Один жест вызывается надобностью: вы протягиваете руку, чтобы взять, поднимаете руку, чтобы поклониться, это жест механический, из всех жестов – наиболее необходимый, даже неизбежный, и наименее интересный. Другой жест – описательный, изобразительный, – наименее необходимый и чаще всего употребляемый. Третий жест – психологический, наиболее интересный и наименее правильно употребляемый. Рассмотрим каждый из этих видов в отдельности.

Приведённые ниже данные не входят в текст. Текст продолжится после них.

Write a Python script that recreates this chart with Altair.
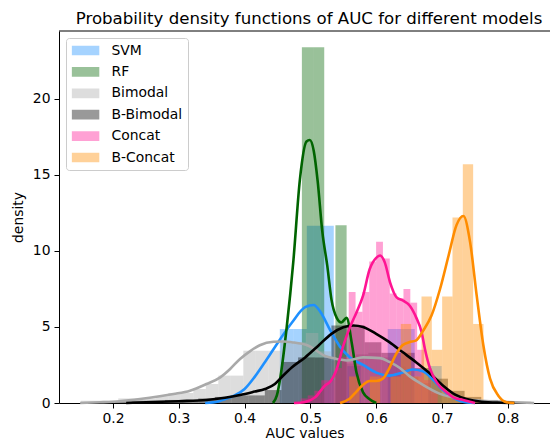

Первый жест, механический, как я сказал, – наименее интересный. Интересны в нем разве типические, бытовые разновидности; и то, плохие актеры так уж ими злоупотребляли, – как приказчик опрокидывает рюмку водки, как сваха вытирает губы, отдуваясь от горячего чая, – что они превратились в затасканные трафареты.

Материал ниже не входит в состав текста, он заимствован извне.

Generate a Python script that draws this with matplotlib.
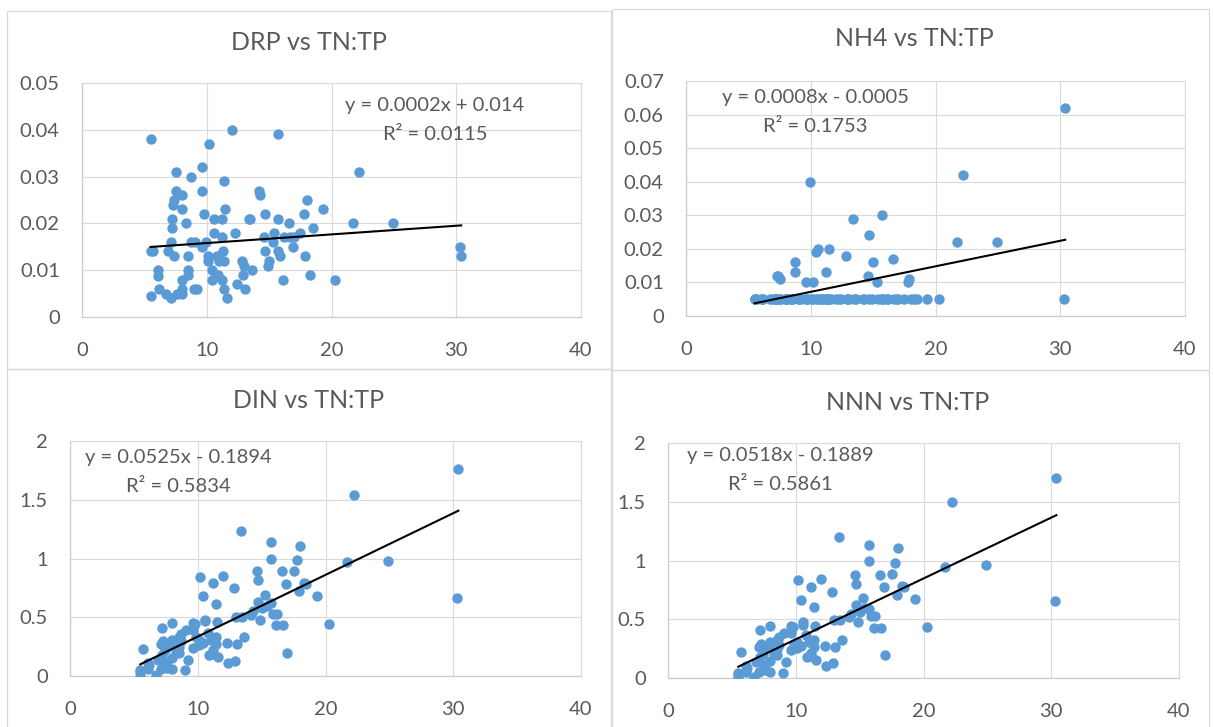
import matplotlib.pyplot as plt
from matplotlib.patches import Rectangle
from matplotlib.ticker import FuncFormatter, MultipleLocator

# TN:TP ratio for each sample (shared x of all four charts)
tn_tp = [5.5, 5.5, 5.5, 5.7, 6.1, 6.1, 6.2, 6.7, 6.9, 7.1,
         7.1, 7.2, 7.2, 7.3, 7.4, 7.5, 7.5, 7.4, 7.6, 8.0,
         8.0, 8.3, 8.0, 8.0, 8.0, 8.5, 8.5, 8.5, 8.7, 8.7,
         9.0, 9.2, 9.05, 9.6, 9.6, 9.8, 9.6, 9.9, 10.2, 10.1,
         10.1, 10.4, 10.4, 10.6, 10.6, 10.8, 10.9, 11.0, 11.2, 11.2,
         11.3, 11.4, 11.4, 11.5, 11.4, 11.6, 11.2, 12.0, 12.3, 12.4,
         12.8, 12.9, 13.0, 13.1, 13.4, 13.5, 13.6, 14.2, 14.3, 14.6,
         14.7, 14.7, 14.9, 15.0, 15.3, 15.4, 15.7, 15.7, 15.7, 15.9,
         16.1, 16.2, 16.6, 16.7, 16.9, 17.0, 17.5, 17.8, 17.9, 18.0,
         18.3, 18.5, 19.3, 20.3, 21.7, 22.2, 24.9, 30.3, 30.4]

drp = [0.038, 0.014, 0.0044, 0.014, 0.010, 0.0087, 0.006, 0.005, 0.014, 0.004,
       0.016, 0.019, 0.021, 0.024, 0.025, 0.027, 0.031, 0.013, 0.005, 0.026,
       0.023, 0.020, 0.008, 0.006, 0.005, 0.013, 0.010, 0.009, 0.030, 0.016,
       0.006, 0.006, 0.016, 0.032, 0.027, 0.022, 0.015, 0.016, 0.037, 0.013,
       0.012, 0.008, 0.010, 0.021, 0.018, 0.013, 0.009, 0.012, 0.021, 0.017,
       0.014, 0.012, 0.029, 0.023, 0.006, 0.004, 0.008, 0.040, 0.018, 0.007,
       0.012, 0.009, 0.011, 0.006, 0.021, 0.021, 0.010, 0.027, 0.026, 0.017,
       0.014, 0.022, 0.011, 0.012, 0.016, 0.018, 0.021, 0.039, 0.014, 0.013,
       0.008, 0.017, 0.020, 0.017, 0.015, 0.017, 0.018, 0.022, 0.013, 0.025,
       0.009, 0.019, 0.023, 0.008, 0.020, 0.031, 0.020, 0.015, 0.013]

nh4 = [0.005, 0.005, 0.005, 0.005, 0.005, 0.005, 0.005, 0.005, 0.005, 0.005,
       0.005, 0.005, 0.005, 0.012, 0.012, 0.011, 0.005, 0.005, 0.005, 0.005,
       0.005, 0.005, 0.005, 0.005, 0.005, 0.005, 0.005, 0.005, 0.013, 0.016,
       0.005, 0.005, 0.005, 0.005, 0.010, 0.005, 0.005, 0.040, 0.010, 0.005,
       0.005, 0.019, 0.005, 0.020, 0.005, 0.005, 0.005, 0.005, 0.013, 0.005,
       0.005, 0.005, 0.005, 0.020, 0.005, 0.005, 0.005, 0.005, 0.005, 0.005,
       0.018, 0.005, 0.005, 0.005, 0.029, 0.005, 0.005, 0.005, 0.005, 0.012,
       0.005, 0.024, 0.005, 0.016, 0.010, 0.005, 0.005, 0.005, 0.030, 0.005,
       0.005, 0.005, 0.017, 0.005, 0.005, 0.005, 0.005, 0.010, 0.011, 0.005,
       0.005, 0.005, 0.005, 0.005, 0.022, 0.042, 0.022, 0.005, 0.062]

din = [0.05, 0.00, 0.03, 0.23, 0.11, 0.06, 0.09, 0.01, 0.14, 0.06,
       0.27, 0.41, 0.18, 0.30, 0.22, 0.12, 0.09, 0.25, 0.07, 0.45,
       0.31, 0.21, 0.06, 0.15, 0.28, 0.20, 0.33, 0.25, 0.36, 0.30,
       0.05, 0.14, 0.39, 0.24, 0.45, 0.44, 0.39, 0.33, 0.84, 0.26,
       0.31, 0.68, 0.28, 0.47, 0.48, 0.37, 0.18, 0.31, 0.79, 0.22,
       0.30, 0.27, 0.61, 0.46, 0.33, 0.16, 0.19, 0.85, 0.28, 0.11,
       0.75, 0.13, 0.50, 0.27, 1.23, 0.50, 0.33, 0.52, 0.55, 0.89,
       0.63, 0.82, 0.48, 0.58, 0.69, 0.60, 1.14, 1.00, 0.62, 0.53,
       0.43, 0.53, 0.89, 0.43, 0.78, 0.20, 0.89, 0.99, 0.72, 1.11,
       0.79, 0.78, 0.68, 0.44, 0.97, 1.54, 0.98, 0.66, 1.76]

nnn = [0.045, 0.0, 0.025, 0.225, 0.105, 0.055, 0.085, 0.005, 0.135, 0.055,
       0.265, 0.405, 0.175, 0.288, 0.208, 0.109, 0.085, 0.245, 0.065, 0.445,
       0.305, 0.205, 0.055, 0.145, 0.275, 0.195, 0.325, 0.245, 0.347, 0.284,
       0.045, 0.135, 0.385, 0.235, 0.44, 0.435, 0.385, 0.29, 0.83, 0.255,
       0.305, 0.661, 0.275, 0.45, 0.475, 0.365, 0.175, 0.305, 0.777, 0.215,
       0.295, 0.265, 0.605, 0.44, 0.325, 0.155, 0.185, 0.845, 0.275, 0.105,
       0.732, 0.125, 0.495, 0.265, 1.201, 0.495, 0.325, 0.515, 0.545, 0.878,
       0.625, 0.796, 0.475, 0.564, 0.68, 0.595, 1.135, 0.995, 0.59, 0.525,
       0.425, 0.525, 0.873, 0.425, 0.775, 0.195, 0.885, 0.98, 0.709, 1.105,
       0.785, 0.775, 0.675, 0.435, 0.948, 1.498, 0.958, 0.655, 1.698]

titles = ["DRP vs TN:TP", "NH4 vs TN:TP", "DIN vs TN:TP", "NNN vs TN:TP"]
series = [drp, nh4, din, nnn]
slopes = [0.000185, 0.00076, 0.0525, 0.0518]
intercepts = [0.01395, -0.0004, -0.1894, -0.1889]
equations = ["y = 0.0002x + 0.014", "y = 0.0008x - 0.0005",
             "y = 0.0525x - 0.1894", "y = 0.0518x - 0.1889"]
r2_labels = ["R² = 0.0115", "R² = 0.1753", "R² = 0.5834", "R² = 0.5861"]
y_max = [0.05, 0.07, 2, 2]
y_step = [0.01, 0.01, 0.5, 0.5]

plt.rcParams['font.family'] = ['Lato', 'DejaVu Sans']

W, H = 1213, 727
fig = plt.figure(figsize=(W / 100, H / 100), dpi=100)

# layout in pixels
frames = [(7, 11, 604, 358), (612, 9, 597, 361), (7, 369, 604, 362), (612, 370, 597, 362)]
plots = [(82, 83, 581, 317), (686, 81, 1185, 316), (70, 441, 581, 676), (668, 443, 1179, 678)]
title_pos = [(309, 42), (914, 39), (309, 400), (908, 402)]
eq_pos = [(435, 106), (815, 97), (178, 457), (780, 455)]

grey = '#595959'
grid = '#d9d9d9'

for i in range(4):
    fx, fy, fw, fh = frames[i]
    fig.add_artist(Rectangle((fx / W, 1 - (fy + fh) / H), fw / W, fh / H,
                             transform=fig.transFigure, fill=False,
                             edgecolor=grid, linewidth=0.9))

    l, t, r, b = plots[i]
    ax = fig.add_axes([l / W, 1 - b / H, (r - l) / W, (b - t) / H])
    ax.scatter(tn_tp, series[i], s=56, color='#5b9bd5', linewidths=0, zorder=3)

    x_line = [min(tn_tp), max(tn_tp)]
    y_line = [slopes[i] * v + intercepts[i] for v in x_line]
    ax.plot(x_line, y_line, color='black', linewidth=1.5, zorder=4)

    ax.set_xlim(0, 40)
    ax.set_ylim(0, y_max[i])
    ax.xaxis.set_major_locator(MultipleLocator(10))
    ax.yaxis.set_major_locator(MultipleLocator(y_step[i]))
    ax.yaxis.set_major_formatter(FuncFormatter(lambda v, p: f'{v:g}'))
    ax.grid(True, color=grid, linewidth=0.8)
    ax.set_axisbelow(True)
    for side in ['top', 'right']:
        ax.spines[side].set_color(grid)
        ax.spines[side].set_linewidth(0.8)
    for side in ['left', 'bottom']:
        ax.spines[side].set_color('#cccccc')
        ax.spines[side].set_linewidth(0.9)
    ax.tick_params(length=0, labelsize=14.5, labelcolor=grey)
    ax.tick_params(axis='y', pad=16)
    ax.tick_params(axis='x', pad=18)

    tx, ty = title_pos[i]
    fig.text(tx / W, 1 - ty / H, titles[i], ha='center', va='center',
             fontsize=18, color=grey)
    ex, ey = eq_pos[i]
    fig.text(ex / W, 1 - ey / H, equations[i], ha='center', va='center',
             fontsize=14.5, color=grey)
    fig.text(ex / W, 1 - (ey + 29) / H, r2_labels[i], ha='center', va='center',
             fontsize=14.5, color=grey)

plt.savefig('out.png', dpi=100)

Второй жест – описательный. Это самый ужасный; это, – вместе с некоторыми замашками произношения, о которых поговорим, – можно сказать, язва сцены. Описательного жеста я различаю две разновидности. Первая, когда рука, следя за словом, как бы уподобляется указке учителя: мальчик выводит склады по букварю с картинками: «оса», «усы», – указка переходит на соответственные рисунки; актер говорит: «мое сердце», «моя голова», – рука переносится на соответствующий орган. Это жест, которым в особенности заражены итальянские актеры. Когда он играет Франца Моора, итальянец не может упомянуть о кольце, не указав правым указательным на четвертый палец левой. Это, конечно, жест скучный, ненужный, рука волочится вслед словам, – что, кстати сказать, в корне не верно, так как жест, будучи выражением мысли, всегда предупреждает слово, как молния предшествует грому: зрительное впечатление слуховому, – но во всяком случае этот жест не прерывает смысла, он не отвлекает нас, – мы всегда можем, не обращая на него внимания, продолжать следить за словами. Но есть другая разновидность описательного жеста; это тот жест, который актер прибавляет к рассказу, которым он не прикасается к видимому предмету, а которым рисует упоминаемый, невидимый предмет; жест, не требуемый никакой необходимостью, но которым он рассчитывает показать свою находчивость, остроумие, кто знает? – даже гениальность. Когда актер, отвечая на восклицание о том, с каким вкусом и великолепием в Петербурге даются балы, после слов: «и не говорите, на столе, например, арбуз», – делает паузу и, сложив концы указательных перстов, разводит их дугообразно вниз и внизу сближает, чтобы этим очерченным в воздухе эллипсисом изобразить арбуз, то он этим жестом сам себе выписывает ноль за поведение: это худший из описательных жестов; он прерывает нить рассказа, отвлекает внимание от смысла, направляя его на постороннюю форму; он прямо убивает слово, и от него до искусства так же далеко, как от иероглифа до письма.
И это в роли Хлестакова, который говорит, как льется вода, у которого по замечанию самого Гоголя «слова вылетают совершенно неожиданно», который «говорит и действует без всякого соображения».